To be honest, I hold a certain level of ambivalence to her response, and I can’t shake the fact that authors like Jenkins haven’t been afforded the same treatment within the media industry. I prod Jenkins for her thoughts on this. Is she frustrated that her books haven’t received the same adaptive treatment? Does she get impatient waiting for it to happen? Short answer, no.

“It’s not like I’m going to stop writing just because I didn’t get a movie,” Jenkins says. “But I’m hoping, of course. But it’s not something that keeps me awake at night. It’s not something that I’m impatient about. If it’s going to happen, it’s going to happen. And if it’s not, I’m good. I have achieved galaxies from where I started.”
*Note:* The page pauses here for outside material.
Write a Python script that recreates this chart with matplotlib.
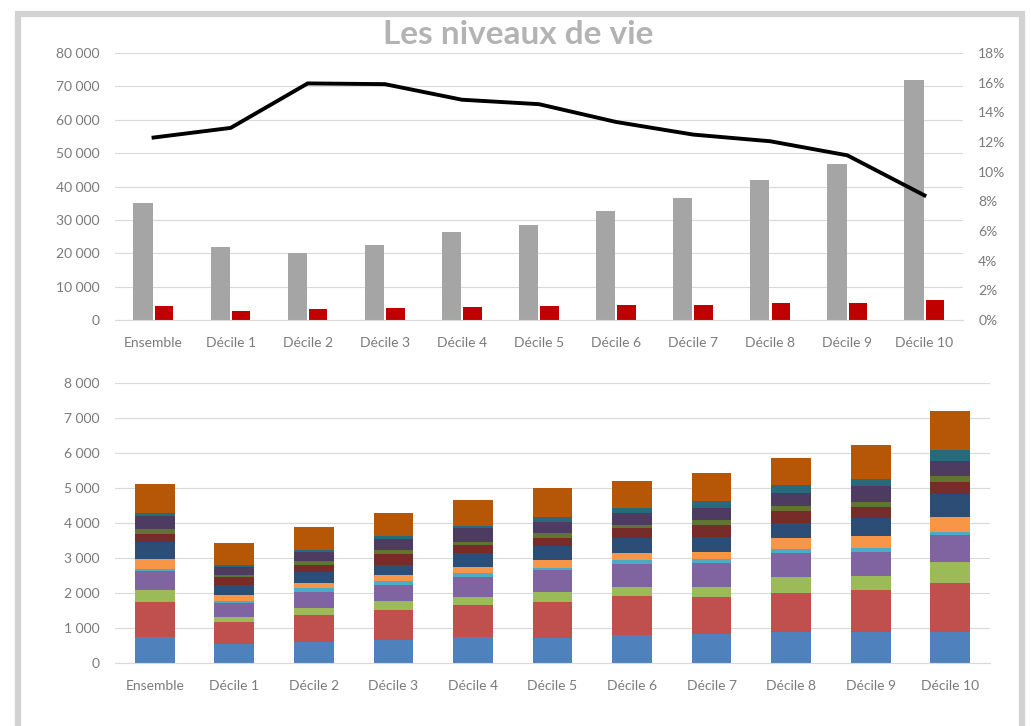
import numpy as np
import matplotlib.pyplot as plt
from matplotlib.patches import Rectangle

plt.rcParams['font.family'] = ['Lato', 'DejaVu Sans']

categories = ['Ensemble', 'Décile 1', 'Décile 2', 'Décile 3', 'Décile 4', 'Décile 5',
              'Décile 6', 'Décile 7', 'Décile 8', 'Décile 9', 'Décile 10']

# graphique du haut
revenu = [35000, 22000, 20000, 22500, 26300, 28500, 32700, 36500, 41900, 46700, 72000]
impots = [4200, 2800, 3300, 3600, 3900, 4200, 4500, 4600, 5100, 5200, 6000]
taux = [12.3, 12.95, 15.95, 15.9, 14.85, 14.55, 13.35, 12.5, 12.05, 11.1, 8.4]

# graphique du bas : postes empilés (du bas vers le haut)
postes = {
    'Poste 1':  [750, 550, 610, 660, 750, 705, 800, 830, 895, 895, 895],
    'Poste 2':  [1000, 620, 760, 860, 905, 1047, 1114, 1066, 1115, 1191, 1400],
    'Poste 3':  [330, 140, 190, 240, 240, 286, 267, 286, 457, 400, 600],
    'Poste 4':  [550, 410, 480, 480, 570, 620, 648, 667, 685, 695, 762],
    'Poste 5':  [70, 50, 95, 95, 115, 67, 114, 114, 96, 95, 95],
    'Poste 6':  [270, 160, 160, 190, 170, 220, 190, 219, 314, 353, 429],
    'Poste 7':  [480, 290, 315, 286, 380, 400, 429, 429, 428, 504, 648],
    'Poste 8':  [240, 240, 190, 314, 240, 220, 286, 333, 353, 334, 352],
    'Poste 9':  [140, 60, 120, 115, 95, 143, 95, 143, 143, 143, 162],
    'Poste 10': [380, 220, 250, 314, 380, 333, 352, 333, 362, 447, 438],
    'Poste 11': [70, 60, 55, 67, 65, 143, 124, 219, 238, 191, 305],
    'Poste 12': [830, 640, 670, 666, 760, 810, 790, 781, 762, 981, 1124],
}
couleurs = ['#4f81bd', '#c0504d', '#9bbb59', '#8064a2', '#4bacc6', '#f79646',
            '#2c4d75', '#772c2a', '#5f7530', '#4d3b62', '#276a7c', '#b65708']

def fmt_milliers(v, pos=None):
    return f'{int(v):,}'.replace(',', ' ')

txt = '#7a7a7a'
grille = '#d9d9d9'
x = np.arange(len(categories))

fig = plt.figure(figsize=(10.31, 7.26), dpi=100)
# cadre gris (pas de bord en bas)
fig.patches.append(Rectangle((18 / 1031, -0.05), 1004 / 1031, 1.05 - 14 / 726,
                             transform=fig.transFigure, fill=False,
                             edgecolor='#d2d2d2', lw=4.5))

fig.text(518 / 1031, 1 - 35 / 726, 'Les niveaux de vie', ha='center', va='center',
         fontsize=24, fontweight='bold', color='#b3b3b3')

# --- haut
ax1 = fig.add_axes([115 / 1031, 1 - 320 / 726, 848 / 1031, 267 / 726])
ax1.bar(x - 0.136, revenu, width=0.25, color='#a5a5a5', zorder=2)
ax1.bar(x + 0.136, impots, width=0.24, color='#c00000', zorder=2)
ax1.set_xlim(-0.5, 10.5)
ax1.set_ylim(0, 80000)
ax1.set_yticks(np.arange(0, 80001, 10000))
ax1.yaxis.set_major_formatter(fmt_milliers)
ax1.set_xticks(x, categories)
ax1.grid(axis='y', color=grille, lw=0.8, zorder=0)
ax1.set_axisbelow(True)

ax2 = ax1.twinx()
ax2.plot(x, taux, color='black', lw=2.8, zorder=3)
ax2.set_ylim(0, 18)
ax2.set_yticks(np.arange(0, 19, 2))
ax2.set_yticklabels([f'{v}%' for v in range(0, 19, 2)])

# --- bas
ax3 = fig.add_axes([115 / 1031, 1 - 663 / 726, 875 / 1031, 280 / 726])
bas = np.zeros(len(categories))
for (nom, vals), c in zip(postes.items(), couleurs):
    ax3.bar(x, vals, bottom=bas, width=0.5, color=c, label=nom, zorder=2)
    bas += np.array(vals)
ax3.set_xlim(-0.5, 10.5)
ax3.set_ylim(0, 8000)
ax3.set_yticks(np.arange(0, 8001, 1000))
ax3.yaxis.set_major_formatter(fmt_milliers)
ax3.set_xticks(x, categories)
ax3.grid(axis='y', color=grille, lw=0.8, zorder=0)
ax3.set_axisbelow(True)

for ax in (ax1, ax2, ax3):
    for s in ax.spines.values():
        s.set_visible(False)
    ax.tick_params(length=0, labelsize=10, labelcolor=txt)
for ax in (ax1, ax3):
    ax.spines['bottom'].set_visible(True)
    ax.spines['bottom'].set_color(grille)
    ax.tick_params(axis='y', pad=11)
    ax.tick_params(axis='x', pad=12)
ax2.tick_params(axis='y', pad=11)

fig.savefig('out.png', dpi=100)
“But would I love to [see my books adapted]? Yes, I’d like to see every damn book on the screen. I’m greedy and petty,” she continues, followed by a hearty chuckle.

Both she and Quinn belong to the same publishing house, HarperCollins, and actually had their first books published around the same time — Jenkins with Night Song in 1994 and Quinn with Splendid in 1995. Jenkins said she has not watched nor read any of the Bridgerton series.

Jenkins’s novel Forbidden had been optioned by Sony Pictures Television, “but going from optioned to adapted is like trying to jump over the Nile,” she says. Unfortunately, the pandemic sort of halted momentum on a television adaption. “We ended up getting the rights back because they didn’t feel that they could do anything with the project,” Jenkins says.

One of her contemporary romances Deadly Sexy was adapted into an indie movie, screenwritten by romance author Iris Bolling. Jenkins mentioned she and Bolling worked to crowdfund the project but “nobody put their money where their mouths was … So she wound up making this movie with safety pins, paperclips and shoelaces. But she did such a great job. And then [actor] Travis Cure is the hero and he ain’t hard on the eyes at all,” Jenkins says.

Currently, there’s been talks of some sort of adaptation involving her Blessings series, but Jenkins isn’t clear on the project’s status.

Talking to Jenkins and the other Black women for this piece, amid reading Queen Charlotte, affirms what I knew to be true about Black romance — there’s nothing that comes close to romance written for Black people by Black people. The joy that comes with opening up a novel and seeing yourself in the characters on the page is one I hope every Black person gets to experience.

In the previously mentioned anthology, Black Love Matters, author Christina C. Jones writes in her essay on Black indie romance, “We deserve to see the relationships that created us.”

And for me, I refuse to believe that my existence is not connected to generations of happily ever afters — no matter the time period.